The Bishop inquest was conducted in the Quincy Division of the District Court Department. and ended on May 25, 2010 with the filing of the judge's report and transcript. On June 16, 2010, a Norfolk County grand jury returned an indictment charging Amy Bishop with murder in the first degree in connection with her brother's death. That same day, the Globe filed a request to access to the inquest materials, which was denied by a judge of the Superior Court on June 18. In denying the Globe's request, the Superior Court followed a common law rule established by the SJC in 1969 with respect to inquest materials from another infamous case, the death of Mary Jo Kopechne. The earlier case, Kennedy v. Justice of the District Court of Dukes County, stated that in order "to protect the integrity, the investigatory character, and the effectiveness of inquests," inquest materials should be impounded automatically until such time as any criminal case resulting from the inquest is resolved,whether by a decision to terminate the prosecution, a grand jury's refusal to return an indictment, dismissal of the charges, or trial.
The Globe challenged the denial, and, after an appeal in which the Citizen Media Law Project filed an amicus brief, Massachuetts' highest court has now ruled that the Superior Court applied the wrong legal standard in denying the Globe's request. The Supreme Judicial Court held that the Massachusetts Legislature abrogated the common law rule set forth in the 1969 Kennedy decision with the enactment of Chapter 38, Section 10 of the Massachusetts General Laws in 1992. Section 10 states that the judge conducting the inquest must file the judge's report on the results of the inquest as well as the transcript of the inquest, which shall be impounded "until the district attorney files a certificate with the superior court indicating that he will not present the case to a grand jury, or files notice with the superior court that the grand jury has returned a true bill or a no bill after presentment by the district attorney."
In other words, the statute requires that impoundment of the inquest transcript shall last until (1) the district attorney decides not to pursue an indictment or (2) the grand jury rules upon the request for an indictment, whichever comes first. Looking another state statute with similar language (Chapter 276, Section 2B, governing materials filed in support of obtaining a search warrant), the SJC held that, by negative implication, the inquest transcript presumptively becomes a public record after the events described in the statute. In addition, although Chapter 38, Section 10, only discusses impoundment of the inquest transcript and does not mention the inquest report, the SJC held that the report also becomes a presumptively public record at the same time as the transcript.
In the Bishop case, because the grand jury had returned an indictment before the Globe made its request for the inquest materials, the SJC held that those materials should have been treated by the Superior Court as presumptively public. It therefore vacated the Superior Court's denial of the Globe's request.

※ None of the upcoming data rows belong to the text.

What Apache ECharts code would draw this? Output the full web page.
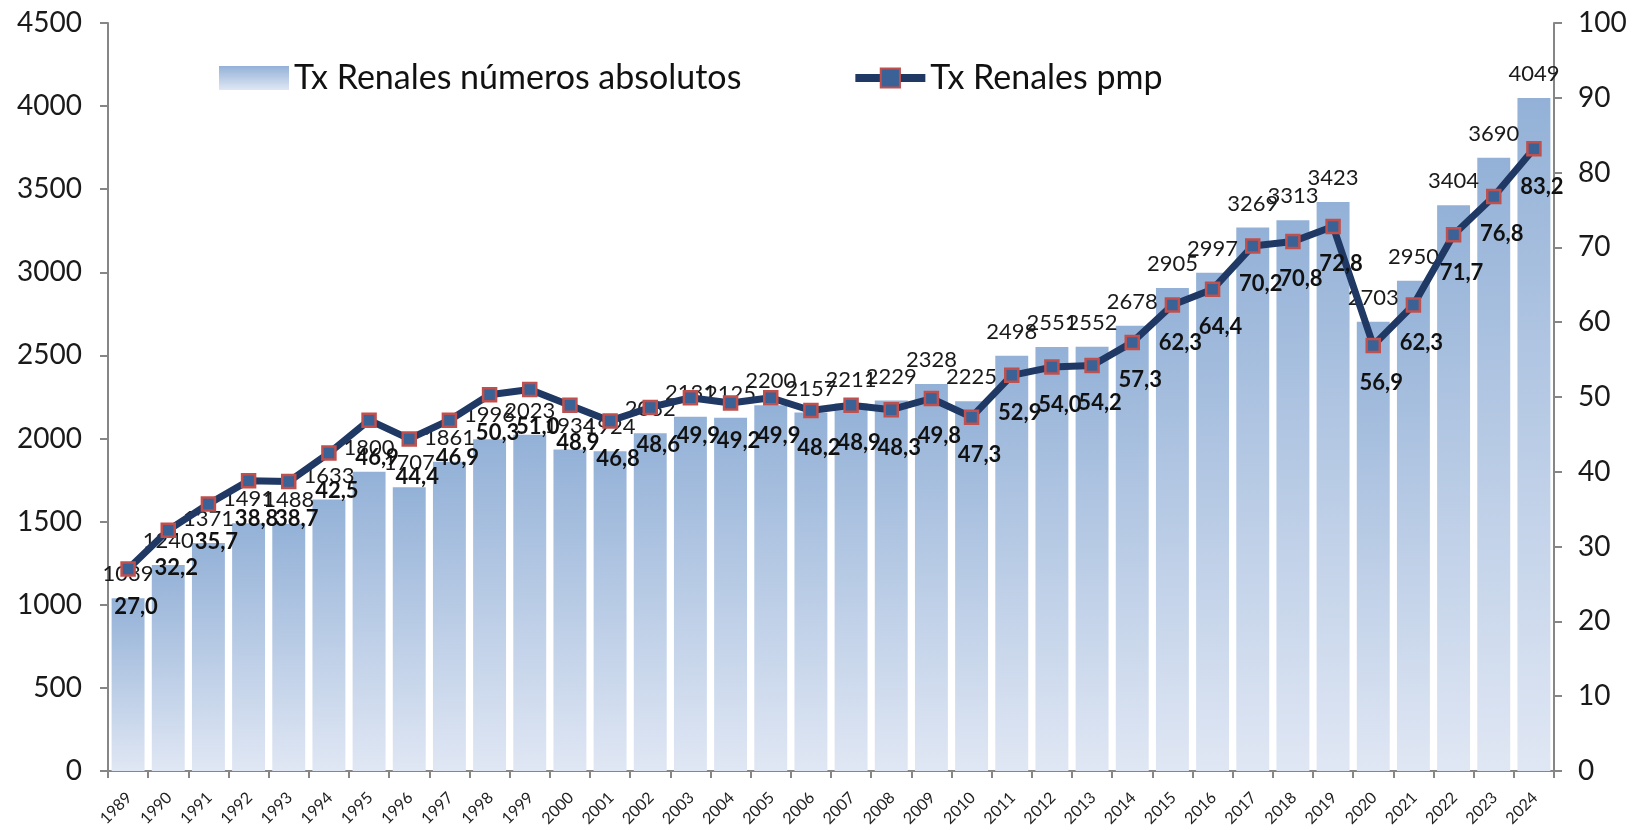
<!DOCTYPE html>
<html>
<head>
<meta charset="utf-8">
<script src="https://cdn.jsdelivr.net/npm/echarts@6/dist/echarts.min.js"></script>
<style>html,body{margin:0;padding:0;background:#fff;}#c{width:1638px;height:830px;}</style>
</head>
<body>
<div id="c"></div>
<script>
const years = ['1989','1990','1991','1992','1993','1994','1995','1996','1997','1998','1999','2000','2001','2002','2003','2004','2005','2006','2007','2008','2009','2010','2011','2012','2013','2014','2015','2016','2017','2018','2019','2020','2021','2022','2023','2024'];
const txAbsolutos = [1039,1240,1371,1491,1488,1633,1800,1707,1861,1996,2023,1934,1924,2032,2131,2125,2200,2157,2211,2229,2328,2225,2498,2551,2552,2678,2905,2997,3269,3313,3423,2703,2950,3404,3690,4049];
const txPmp = [27.0,32.2,35.7,38.8,38.7,42.5,46.9,44.4,46.9,50.3,51.0,48.9,46.8,48.6,49.9,49.2,49.9,48.2,48.9,48.3,49.8,47.3,52.9,54.0,54.2,57.3,62.3,64.4,70.2,70.8,72.8,56.9,62.3,71.7,76.8,83.2];
const leftTicks = {min:0, max:4500, interval:500};
const rightTicks = {min:0, max:100, interval:10};

const FONT = 'Lato, "Open Sans", sans-serif';
const chart = echarts.init(document.getElementById('c'), null, {renderer:'canvas'});
const axisLineStyle = {color:'#868686', width:2};
chart.setOption({
  animation:false,
  textStyle:{fontFamily:FONT},
  grid:{left:108, right:84, top:23, bottom:59, containLabel:false, outerBoundsMode:'none'},
  legend:{
    left:214, top:56, itemGap:110, itemWidth:70, itemHeight:24,
    textStyle:{fontSize:34, color:'#111', fontFamily:FONT},
    data:[
      {name:'Tx Renales números absolutos', icon:'rect'},
      {name:'Tx Renales pmp', lineStyle:{width:8, color:'#1f3864'}}
    ]
  },
  xAxis:{
    type:'category', data:years, boundaryGap:true,
    axisLine:{lineStyle:axisLineStyle},
    axisTick:{show:true, length:7, lineStyle:{color:'#868686', width:2}, alignWithLabel:false},
    axisLabel:{show:false}
  },
  yAxis:[
    {type:'value', min:leftTicks.min, max:leftTicks.max, interval:leftTicks.interval,
     splitLine:{show:false},
     axisLine:{show:true, lineStyle:axisLineStyle},
     axisTick:{show:true, length:8, lineStyle:{color:'#868686', width:2}},
     axisLabel:{fontSize:28, color:'#1a1a1a', margin:26, fontFamily:FONT, formatter:v=>String(v)}},
    {type:'value', min:rightTicks.min, max:rightTicks.max, interval:rightTicks.interval, position:'right',
     splitLine:{show:false},
     axisLine:{show:true, lineStyle:axisLineStyle},
     axisTick:{show:true, length:8, lineStyle:{color:'#868686', width:2}},
     axisLabel:{fontSize:28, color:'#1a1a1a', margin:24, fontFamily:FONT, formatter:v=>String(v)}}
  ],
  series:[
    {
      name:'Tx Renales números absolutos', type:'bar', yAxisIndex:0, data:txAbsolutos,
      barCategoryGap:'18%',
      itemStyle:{color:new echarts.graphic.LinearGradient(0,0,0,1,[
        {offset:0, color:'#93b1d7'},{offset:1, color:'#e0e7f4'}])},
      label:{show:true, position:'top', distance:13, fontSize:22, color:'#1a1a1a', fontFamily:FONT},
      z:1
    },
    {
      name:'Tx Renales pmp', type:'line', yAxisIndex:1, data:txPmp,
      symbol:'rect', symbolSize:13,
      lineStyle:{color:'#1f3864', width:7},
      itemStyle:{color:'#3b6296', borderColor:'#c0504d', borderWidth:2.5},
      label:{show:true, position:'bottom', distance:19, offset:[8,0], fontSize:22, fontWeight:'bold', color:'#111', fontFamily:FONT,
        formatter:p=>p.value.toFixed(1).replace('.',',')},
      z:3
    }
  ]
});

// Category labels rotated 45°, placed from the axis scale
const xLabels = years.map((y, i) => {
  const p = chart.convertToPixel({xAxisIndex:0, yAxisIndex:0}, [i, 0]);
  return {
    type:'text', x:p[0] + 1, y:p[1] + 24, rotation:Math.PI / 4, silent:true,
    style:{text:y, fontSize:16, fontFamily:FONT, fill:'#222', align:'right', verticalAlign:'middle'}
  };
});
chart.setOption({graphic:{elements:xLabels}});
</script>
</body>
</html>
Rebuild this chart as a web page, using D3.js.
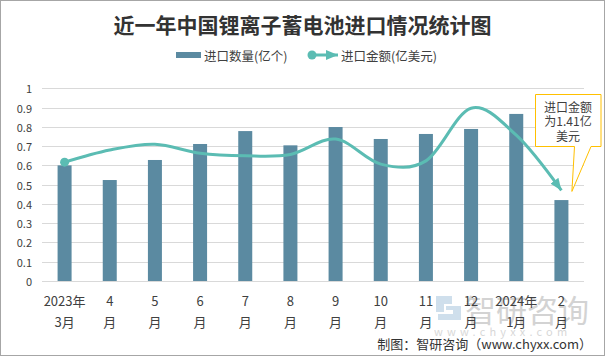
<!DOCTYPE html>
<html><head><meta charset="utf-8">
<script src="https://cdn.jsdelivr.net/npm/d3@7"></script>
<style>
html,body{margin:0;padding:0;background:#fff;}
svg{display:block;font-family:"Microsoft YaHei","Noto Sans CJK SC","Noto Sans",sans-serif;}
</style></head>
<body>
<svg id="c" width="605" height="356"></svg>
<script>
const categoriesTop = ["2023年","4","5","6","7","8","9","10","11","12","2024年","2"];
const categoriesBottom = ["3月","月","月","月","月","月","月","月","月","月","1月","月"];
const quantity = [0.60,0.524,0.628,0.711,0.778,0.704,0.799,0.737,0.763,0.789,0.867,0.42];
const amount = [1.85,2.04,2.13,1.99,1.95,1.97,2.21,1.82,1.87,2.69,2.27,1.41];
const yTicks = [0,0.1,0.2,0.3,0.4,0.5,0.6,0.7,0.8,0.9,1];
const yTickLabels = ["0","0.1","0.2","0.3","0.4","0.5","0.6","0.7","0.8","0.9","1"];
const legendLabels = ["进口数量(亿个)","进口金额(亿美元)"];
const calloutLines = ["进口金额","为1.41亿","美元"];
const title = "近一年中国锂离子蓄电池进口情况统计图";
const source = "制图：智研咨询（www.chyxx.com）";

const barColor = "#5b8aa1", lineColor = "#5bbcb3", textColor = "#404040", gridColor = "#d9d9d9";
const svg = d3.select("#c");
const idx = d3.range(categoriesTop.length);

const x = d3.scaleBand().domain(idx).range([42,584]).paddingInner(0.69).paddingOuter(0.345);
const y = d3.scaleLinear().domain([0,1]).range([281,88.3]);
const y2 = d3.scaleLinear().domain([0,3]).range([281,88.3]);

// border
svg.append("rect").attr("x",0.5).attr("y",0.5).attr("width",604).attr("height",355)
  .attr("fill","#fff").attr("stroke","#a6a6a6");

const defs = svg.append("defs");
defs.append("marker").attr("id","arr").attr("markerUnits","userSpaceOnUse")
  .attr("viewBox","0 0 12 10").attr("refX",12).attr("refY",5)
  .attr("markerWidth",12).attr("markerHeight",10).attr("orient","auto")
  .append("path").attr("d","M0,0 L12,5 L0,10 Z").attr("fill",lineColor);

// title
svg.append("text").attr("x",302.5).attr("y",24).attr("text-anchor","middle")
  .attr("dominant-baseline","central").attr("font-size",21).attr("font-weight","bold")
  .attr("fill","#333").text(title);

// legend
const lg = svg.append("g");
lg.append("rect").attr("x",176).attr("y",52).attr("width",25).attr("height",6).attr("fill",barColor);
lg.append("text").attr("x",204).attr("y",55).attr("dominant-baseline","central")
  .attr("font-size",12.5).attr("fill",textColor).text(legendLabels[0]);
lg.append("line").attr("x1",312).attr("x2",338).attr("y1",55).attr("y2",55)
  .attr("stroke",lineColor).attr("stroke-width",3).attr("marker-end","url(#arr)");
lg.append("circle").attr("cx",312).attr("cy",55).attr("r",4.5).attr("fill",lineColor);
lg.append("text").attr("x",341).attr("y",55).attr("dominant-baseline","central")
  .attr("font-size",12.5).attr("fill",textColor).text(legendLabels[1]);

// grid + y labels
const gy = svg.append("g");
gy.selectAll("line").data(yTicks).join("line")
  .attr("x1",42).attr("x2",584).attr("y1",d=>Math.round(y(d))+0.5).attr("y2",d=>Math.round(y(d))+0.5)
  .attr("stroke",gridColor).attr("stroke-width",1);
gy.selectAll("text").data(yTicks).join("text")
  .attr("x",32).attr("y",d=>y(d)).attr("text-anchor","end").attr("dominant-baseline","central")
  .attr("font-size",11).attr("fill",textColor).text((d,i)=>yTickLabels[i]);

// watermark
const wm = svg.append("g").attr("opacity",0.55);
wm.append("path").attr("d","M436,296 H452 V304 H444 V312 H436 Z M446,306 H461 V320 H438 V314 H453 V310 H446 Z")
  .attr("fill","#a9c6de");
wm.append("text").attr("x",465).attr("y",308).attr("dominant-baseline","central")
  .attr("font-size",31).attr("fill","#b0b0b0").text("智研咨询");
wm.append("text").attr("x",434).attr("y",331).attr("dominant-baseline","central")
  .attr("font-size",11).attr("letter-spacing",4.2).attr("fill","#b8b8b8").text("www.chyxx.com");

// bars
svg.append("g").selectAll("rect").data(quantity).join("rect")
  .attr("x",(d,i)=>x(i)).attr("width",x.bandwidth())
  .attr("y",d=>y(d)).attr("height",d=>y(0)-y(d)).attr("fill",barColor);

// x labels
const gx = svg.append("g");
gx.selectAll("text.t").data(idx).join("text").attr("class","t")
  .attr("x",i=>x(i)+x.bandwidth()/2).attr("y",300).attr("text-anchor","middle")
  .attr("dominant-baseline","central").attr("font-size",13).attr("fill",textColor)
  .text(i=>categoriesTop[i]);
gx.selectAll("text.b").data(idx).join("text").attr("class","b")
  .attr("x",i=>x(i)+x.bandwidth()/2).attr("y",321).attr("text-anchor","middle")
  .attr("dominant-baseline","central").attr("font-size",13).attr("fill",textColor)
  .text(i=>categoriesBottom[i]);

// line
const line = d3.line().x((d,i)=>x(i)+x.bandwidth()/2).y(d=>y2(d)).curve(d3.curveCardinal.tension(0));
svg.append("path").datum(amount).attr("d",line).attr("fill","none")
  .attr("stroke",lineColor).attr("stroke-width",3).attr("marker-end","url(#arr)");
svg.append("circle").attr("cx",x(0)+x.bandwidth()/2).attr("cy",y2(amount[0])).attr("r",4.5).attr("fill",lineColor);

// callout
const last = amount.length-1;
const tipX = x(last)+x.bandwidth()/2+10.5, tipY = y2(amount[last])+1;
svg.append("path")
  .attr("d",`M535.5,94.5 H601 V146.5 H591 L${tipX},${tipY} L574.5,146.5 H535.5 Z`)
  .attr("fill","#fff").attr("stroke","#ffc000").attr("stroke-width",1);
svg.append("g").selectAll("text").data(calloutLines).join("text")
  .attr("x",568).attr("y",(d,i)=>106+i*14.7).attr("text-anchor","middle")
  .attr("dominant-baseline","central").attr("font-size",12).attr("fill",textColor).text(d=>d);

// source
svg.append("text").attr("x",592).attr("y",343).attr("text-anchor","end")
  .attr("dominant-baseline","central").attr("font-size",13).attr("fill","#333").text(source);
</script>
</body></html>
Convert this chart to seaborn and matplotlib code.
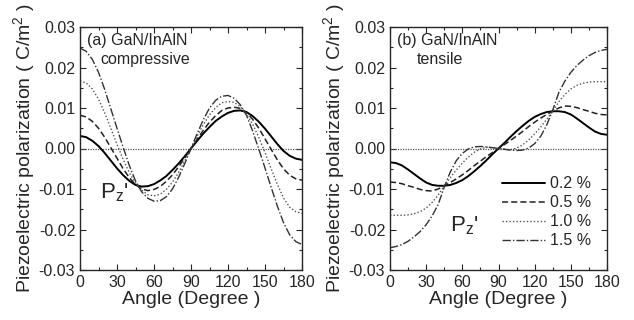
import numpy as np
import pandas as pd
import seaborn as sns
from matplotlib import pyplot as plt
from matplotlib.ticker import MultipleLocator

#%% data (angle in degree, polarization in C/m^2)
angle = list(range(0, 181, 5))
strains = ["0.2 %", "0.5 %", "1.0 %", "1.5 %"]

comp_02 = [0.0031, 0.0028, 0.0019, 0.0006, -0.0011, -0.0030, -0.0049, -0.0066, -0.0080, -0.0090,
           -0.0094, -0.0093, -0.0088, -0.0079, -0.0068, -0.0053, -0.0037, -0.0019, 0.0000,
           0.0019, 0.0037, 0.0053, 0.0068, 0.0079, 0.0088, 0.0093, 0.0094, 0.0090, 0.0080,
           0.0066, 0.0049, 0.0030, 0.0011, -0.0006, -0.0018, -0.0025, -0.0028]
comp_05 = [0.0082, 0.0078, 0.0067, 0.0050, 0.0028, 0.0002, -0.0024, -0.0050, -0.0072, -0.0089,
           -0.0100, -0.0104, -0.0101, -0.0094, -0.0081, -0.0065, -0.0045, -0.0023, 0.0000,
           0.0023, 0.0045, 0.0065, 0.0081, 0.0094, 0.0100, 0.0102, 0.0099, 0.0089, 0.0072,
           0.0050, 0.0024, -0.0002, -0.0028, -0.0050, -0.0066, -0.0075, -0.0078]
comp_10 = [0.0167, 0.0162, 0.0147, 0.0122, 0.0088, 0.0050, 0.0010, -0.0027, -0.0060, -0.0085,
           -0.0103, -0.0114, -0.0117, -0.0113, -0.0101, -0.0083, -0.0059, -0.0030, 0.0000,
           0.0030, 0.0059, 0.0083, 0.0101, 0.0113, 0.0116, 0.0114, 0.0103, 0.0085, 0.0060,
           0.0027, -0.0010, -0.0050, -0.0088, -0.0122, -0.0145, -0.0156, -0.0160]
comp_15 = [0.0248, 0.0240, 0.0220, 0.0188, 0.0146, 0.0098, 0.0050, 0.0003, -0.0042, -0.0080,
           -0.0107, -0.0123, -0.0130, -0.0129, -0.0119, -0.0100, -0.0071, -0.0037, 0.0000,
           0.0037, 0.0071, 0.0100, 0.0119, 0.0129, 0.0131, 0.0124, 0.0108, 0.0082, 0.0043,
           -0.0002, -0.0048, -0.0096, -0.0142, -0.0183, -0.0213, -0.0230, -0.0237]

tens_02 = [-0.0034, -0.0036, -0.0042, -0.0052, -0.0063, -0.0074, -0.0084, -0.0090, -0.0092, -0.0092,
           -0.0090, -0.0085, -0.0078, -0.0068, -0.0056, -0.0043, -0.0029, -0.0014, 0.0000,
           0.0014, 0.0029, 0.0043, 0.0056, 0.0068, 0.0078, 0.0085, 0.0090, 0.0092, 0.0092,
           0.0090, 0.0084, 0.0074, 0.0063, 0.0052, 0.0042, 0.0036, 0.0034]
tens_05 = [-0.0083, -0.0084, -0.0087, -0.0092, -0.0096, -0.0101, -0.0104, -0.0105, -0.0100, -0.0092,
           -0.0084, -0.0075, -0.0065, -0.0054, -0.0042, -0.0031, -0.0020, -0.0010, 0.0000,
           0.0010, 0.0020, 0.0031, 0.0042, 0.0054, 0.0065, 0.0075, 0.0084, 0.0092, 0.0100,
           0.0105, 0.0104, 0.0101, 0.0096, 0.0092, 0.0087, 0.0084, 0.0083]
tens_10 = [-0.0165, -0.0165, -0.0165, -0.0164, -0.0161, -0.0156, -0.0147, -0.0133, -0.0115, -0.0092,
           -0.0072, -0.0053, -0.0036, -0.0021, -0.0009, -0.0001, 0.0003, 0.0002, 0.0000,
           -0.0002, -0.0003, 0.0001, 0.0009, 0.0021, 0.0036, 0.0053, 0.0072, 0.0092, 0.0115,
           0.0133, 0.0147, 0.0156, 0.0161, 0.0164, 0.0165, 0.0165, 0.0165]
tens_15 = [-0.0245, -0.0242, -0.0237, -0.0229, -0.0218, -0.0205, -0.0188, -0.0166, -0.0138, -0.0095,
           -0.0058, -0.0030, -0.0012, -0.0001, 0.0004, 0.0005, 0.0004, 0.0002, 0.0000,
           -0.0002, -0.0004, -0.0005, -0.0004, 0.0001, 0.0012, 0.0030, 0.0058, 0.0095, 0.0138,
           0.0166, 0.0188, 0.0205, 0.0218, 0.0229, 0.0237, 0.0242, 0.0245]

#%% line styles for each strain
line_styles = {
    "0.2 %": dict(linestyle="-", lw=1.4, color="black"),
    "0.5 %": dict(linestyle=(0, (4, 2)), lw=1.1, color="#222222"),
    "1.0 %": dict(linestyle=(0, (1, 1.5)), lw=1.0, color="#555555"),
    "1.5 %": dict(linestyle=(0, (6, 1.5, 1, 1.5)), lw=1.0, color="#333333"),
}


def make_table(series):
    frames = []
    for strain, vals in zip(strains, series):
        frames.append(pd.DataFrame({"angle": angle, "P": vals, "strain": strain}))
    return pd.concat(frames, ignore_index=True)


def draw_panel(ax, table, panel_text, strain_text, strain_x, pz_xy):
    ax.axhline(0, color="#555555", lw=0.9, linestyle=(0, (1, 1)))
    for strain in strains:
        sub = table[table["strain"] == strain]
        sns.lineplot(data=sub, x="angle", y="P", ax=ax, label=strain, **line_styles[strain])
    ax.set_xlim(0, 180)
    ax.set_ylim(-0.03, 0.03)
    ax.xaxis.set_major_locator(MultipleLocator(30))
    ax.xaxis.set_minor_locator(MultipleLocator(15))
    ax.yaxis.set_major_locator(MultipleLocator(0.01))
    ax.yaxis.set_minor_locator(MultipleLocator(0.005))
    ax.set_yticklabels([f"{v:.2f}" for v in ax.get_yticks()])
    ax.tick_params(which="both", direction="in", top=True, right=True, labelsize=11.5)
    ax.tick_params(which="major", length=4, width=0.8)
    ax.tick_params(which="minor", length=2.5, width=0.8)
    ax.set_xlabel("Angle (Degree )", fontsize=14, labelpad=1)
    ax.set_ylabel("Piezoelectric polarization ( C/m$^2$ )", fontsize=14, labelpad=1)
    for sp in ax.spines.values():
        sp.set_linewidth(1.0)
    ax.text(0.03, 0.975, panel_text, transform=ax.transAxes, fontsize=11.5, va="top", ha="left")
    ax.text(strain_x, 0.865, strain_text, transform=ax.transAxes, fontsize=11.5, va="center", ha="left")
    ax.text(pz_xy[0], pz_xy[1], r"P$_\mathrm{z}$'", fontsize=16, va="center", ha="left")


#%%
sns.set_style("ticks")
plt.rcParams["font.family"] = ["Liberation Sans", "DejaVu Sans"]
plt.rcParams["mathtext.fontset"] = "custom"
plt.rcParams["mathtext.rm"] = "Liberation Sans"
plt.rcParams["mathtext.it"] = "Liberation Sans:italic"

fig = plt.figure(figsize=(6.34, 3.2), dpi=100)
ax_a = fig.add_axes([80 / 634, 50 / 320, 222 / 634, 243 / 320])
ax_b = fig.add_axes([390 / 634, 50 / 320, 217 / 634, 243 / 320])

table_comp = make_table([comp_02, comp_05, comp_10, comp_15])
table_tens = make_table([tens_02, tens_05, tens_10, tens_15])

draw_panel(ax_a, table_comp, "(a) GaN/InAlN", "compressive", 0.09, (16, -0.0108))
draw_panel(ax_b, table_tens, "(b) GaN/InAlN", "tensile", 0.123, (50, -0.0190))

ax_a.get_legend().remove()
handles, labels = ax_b.get_legend_handles_labels()
ax_b.legend(handles[:4], labels[:4], loc="upper left", bbox_to_anchor=(0.515, 0.385),
            frameon=False, fontsize=11.5, handlelength=2.7, handletextpad=0.3,
            labelspacing=0.25, borderpad=0, borderaxespad=0)

fig.savefig("out.png", dpi=100)
plt.close()
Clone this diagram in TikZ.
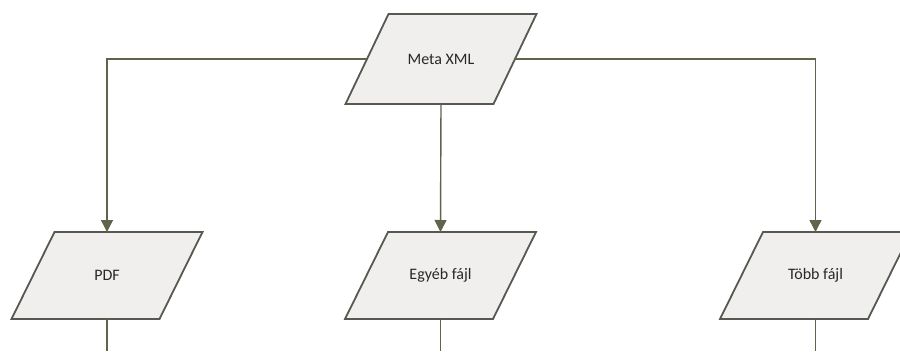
\documentclass[tikz,border=0pt]{standalone}
\usepackage{fontspec}
\setmainfont{Carlito}
\usetikzlibrary{arrows.meta,backgrounds}
\definecolor{linecol}{RGB}{95,100,75}
\definecolor{boxfill}{RGB}{240,239,237}
\definecolor{boxdraw}{RGB}{88,88,82}
\definecolor{txtcol}{RGB}{40,40,40}
\newcommand\ioshape[1]{%
  \path[iodraw] ([xshift=21.5pt]#1.north west) -- ([xshift=21.5pt]#1.north east)
    -- ([xshift=-21.5pt]#1.south east) -- ([xshift=-21.5pt]#1.south west) -- cycle;}
\begin{document}
\begin{tikzpicture}[x=1pt,y=-1pt,
  io/.style={rectangle, minimum width=148pt, minimum height=87pt,
    inner sep=0pt, outer sep=0pt, text=txtcol, font=\fontsize{16}{19}\selectfont},
  iodraw/.style={draw=boxdraw, fill=boxfill, line width=1.8pt, line join=miter},
  conn/.style={draw=linecol, line width=1.4pt, -{Triangle[length=12pt,width=12pt]}},
  stub/.style={draw=linecol, line width=1.4pt}]
\useasboundingbox (0,0) rectangle (900,351);
\node[io, minimum height=90pt] (meta) at (441,59) {Meta XML};
\node[io] (pdf) at (107,275.5) {PDF};
\node[io] (egyeb) at (440.5,275.5) {Egyéb fájl};
\node[io] (tobb) at (815.5,275.5) {Több fájl};
\begin{scope}[on background layer]
  \ioshape{meta}
  \ioshape{pdf}
  \ioshape{egyeb}
  \ioshape{tobb}
\end{scope}
\coordinate (pdfend) at (107,351);
\coordinate (egyebend) at (440.5,351);
\coordinate (tobbend) at (815.5,351);
\draw[conn] (meta.west) -| (pdf.north);
\draw[conn] (meta.south) -- (egyeb.north);
\draw[conn] (meta.east) -| (tobb.north);
\draw[stub] (pdf.south) -- (pdfend);
\draw[stub] (egyeb.south) -- (egyebend);
\draw[stub] (tobb.south) -- (tobbend);
\end{tikzpicture}
\end{document}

However, the SJC did not direct that the materials be provided to the Globe. Because the inquest materials were only presumptively public, the SJC held that it was still possible that a party desiring that the materials be withheld from public view could overcome that presumption and show "good cause" why the materials should continue to be impounded. The "good cause" standard normally considers the potential impact of releasing materials on a defendant's fair trial rights and any privacy rights that might be implicated, balanced against the strong public interest in access to materials that reveal how the courts function.
The court must also consider less restrictive alternatives that protect the rights at issue. For example, to protect the defendant's right to a fair trial, it might not be necessary to withhold inquest materials; rather, in seating jurors for a trial, the court can ask whether potential jurors have learned about the content of such materials and remove anyone who says yes from the jury. Similarly, to protect privacy rights, it might be possible to redact specific information from the inquest materials rather than withhold them from public view entirely.
In order to allow interested parties time to file a motion showing good cause why the impoundment be continued, the SJC directed the Superior Court to wait ten days before providing the inquest report and transcript to the Globe. It remains to be seen whether such motions will be filed, and whether the Superior Court will decide that continued impoundment of the inquest materials is appropriate. We will continue watching this case closely.